— Your instructions —
Everything in the listing should be restated word for word.
----------
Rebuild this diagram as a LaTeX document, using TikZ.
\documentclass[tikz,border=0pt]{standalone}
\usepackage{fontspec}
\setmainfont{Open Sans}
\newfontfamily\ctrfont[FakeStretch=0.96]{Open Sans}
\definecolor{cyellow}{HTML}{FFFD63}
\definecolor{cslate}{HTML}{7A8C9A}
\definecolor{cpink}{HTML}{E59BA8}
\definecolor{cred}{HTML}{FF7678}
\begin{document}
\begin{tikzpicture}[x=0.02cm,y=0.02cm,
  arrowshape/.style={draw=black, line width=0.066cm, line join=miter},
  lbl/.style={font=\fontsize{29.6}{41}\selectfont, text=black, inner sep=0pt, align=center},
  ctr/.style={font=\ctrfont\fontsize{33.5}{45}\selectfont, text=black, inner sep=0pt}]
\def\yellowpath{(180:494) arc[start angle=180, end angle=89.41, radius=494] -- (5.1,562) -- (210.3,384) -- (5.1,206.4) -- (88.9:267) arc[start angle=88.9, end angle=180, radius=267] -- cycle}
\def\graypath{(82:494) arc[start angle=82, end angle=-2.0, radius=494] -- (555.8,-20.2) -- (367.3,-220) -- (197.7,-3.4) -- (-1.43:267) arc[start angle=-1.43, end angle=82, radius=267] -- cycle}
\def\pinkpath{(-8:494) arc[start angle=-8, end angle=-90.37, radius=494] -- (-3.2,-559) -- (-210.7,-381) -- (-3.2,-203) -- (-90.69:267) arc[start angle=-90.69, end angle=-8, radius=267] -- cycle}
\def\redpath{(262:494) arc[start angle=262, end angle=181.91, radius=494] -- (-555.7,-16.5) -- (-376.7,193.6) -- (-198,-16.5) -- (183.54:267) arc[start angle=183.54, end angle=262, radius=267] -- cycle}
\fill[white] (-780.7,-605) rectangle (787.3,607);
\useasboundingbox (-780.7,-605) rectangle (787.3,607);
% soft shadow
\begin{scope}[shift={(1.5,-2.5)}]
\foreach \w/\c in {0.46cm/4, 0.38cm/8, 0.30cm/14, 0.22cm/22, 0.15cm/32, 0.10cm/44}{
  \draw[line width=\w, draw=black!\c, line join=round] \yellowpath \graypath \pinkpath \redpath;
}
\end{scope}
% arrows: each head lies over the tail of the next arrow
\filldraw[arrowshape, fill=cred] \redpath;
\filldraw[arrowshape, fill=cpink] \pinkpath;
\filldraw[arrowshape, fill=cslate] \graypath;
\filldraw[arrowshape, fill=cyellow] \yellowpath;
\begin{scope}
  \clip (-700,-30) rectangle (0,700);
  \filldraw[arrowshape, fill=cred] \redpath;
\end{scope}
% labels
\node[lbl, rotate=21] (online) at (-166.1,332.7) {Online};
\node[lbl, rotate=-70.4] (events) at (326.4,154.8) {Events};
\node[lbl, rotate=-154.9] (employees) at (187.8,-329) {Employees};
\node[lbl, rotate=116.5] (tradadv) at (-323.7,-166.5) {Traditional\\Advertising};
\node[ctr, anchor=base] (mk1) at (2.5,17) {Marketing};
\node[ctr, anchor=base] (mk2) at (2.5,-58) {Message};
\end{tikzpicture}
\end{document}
----------
— Problem solution —
Rebuild this diagram as a LaTeX document, using TikZ.
\documentclass[tikz,border=0pt]{standalone}
\usepackage{fontspec}
\setmainfont{Open Sans}
\newfontfamily\ctrfont[FakeStretch=0.96]{Open Sans}
\definecolor{cyellow}{HTML}{FFFD63}
\definecolor{cslate}{HTML}{7A8C9A}
\definecolor{cpink}{HTML}{E59BA8}
\definecolor{cred}{HTML}{FF7678}
\begin{document}
\begin{tikzpicture}[x=0.02cm,y=0.02cm,
  arrowshape/.style={draw=black, line width=0.066cm, line join=miter},
  lbl/.style={font=\fontsize{29.6}{41}\selectfont, text=black, inner sep=0pt, align=center},
  ctr/.style={font=\ctrfont\fontsize{33.5}{45}\selectfont, text=black, inner sep=0pt}]
\def\yellowpath{(180:494) arc[start angle=180, end angle=89.41, radius=494] -- (5.1,562) -- (210.3,384) -- (5.1,206.4) -- (88.9:267) arc[start angle=88.9, end angle=180, radius=267] -- cycle}
\def\graypath{(82:494) arc[start angle=82, end angle=-2.0, radius=494] -- (555.8,-20.2) -- (367.3,-220) -- (197.7,-3.4) -- (-1.43:267) arc[start angle=-1.43, end angle=82, radius=267] -- cycle}
\def\pinkpath{(-8:494) arc[start angle=-8, end angle=-90.37, radius=494] -- (-3.2,-559) -- (-210.7,-381) -- (-3.2,-203) -- (-90.69:267) arc[start angle=-90.69, end angle=-8, radius=267] -- cycle}
\def\redpath{(262:494) arc[start angle=262, end angle=181.91, radius=494] -- (-555.7,-16.5) -- (-376.7,193.6) -- (-198,-16.5) -- (183.54:267) arc[start angle=183.54, end angle=262, radius=267] -- cycle}
\fill[white] (-780.7,-605) rectangle (787.3,607);
\useasboundingbox (-780.7,-605) rectangle (787.3,607);
% soft shadow
\begin{scope}[shift={(1.5,-2.5)}]
\foreach \w/\c in {0.46cm/4, 0.38cm/8, 0.30cm/14, 0.22cm/22, 0.15cm/32, 0.10cm/44}{
  \draw[line width=\w, draw=black!\c, line join=round] \yellowpath \graypath \pinkpath \redpath;
}
\end{scope}
% arrows: each head lies over the tail of the next arrow
\filldraw[arrowshape, fill=cred] \redpath;
\filldraw[arrowshape, fill=cpink] \pinkpath;
\filldraw[arrowshape, fill=cslate] \graypath;
\filldraw[arrowshape, fill=cyellow] \yellowpath;
\begin{scope}
  \clip (-700,-30) rectangle (0,700);
  \filldraw[arrowshape, fill=cred] \redpath;
\end{scope}
% labels
\node[lbl, rotate=21] (online) at (-166.1,332.7) {Online};
\node[lbl, rotate=-70.4] (events) at (326.4,154.8) {Events};
\node[lbl, rotate=-154.9] (employees) at (187.8,-329) {Employees};
\node[lbl, rotate=116.5] (tradadv) at (-323.7,-166.5) {Traditional\\Advertising};
\node[ctr, anchor=base] (mk1) at (2.5,17) {Marketing};
\node[ctr, anchor=base] (mk2) at (2.5,-58) {Message};
\end{tikzpicture}
\end{document}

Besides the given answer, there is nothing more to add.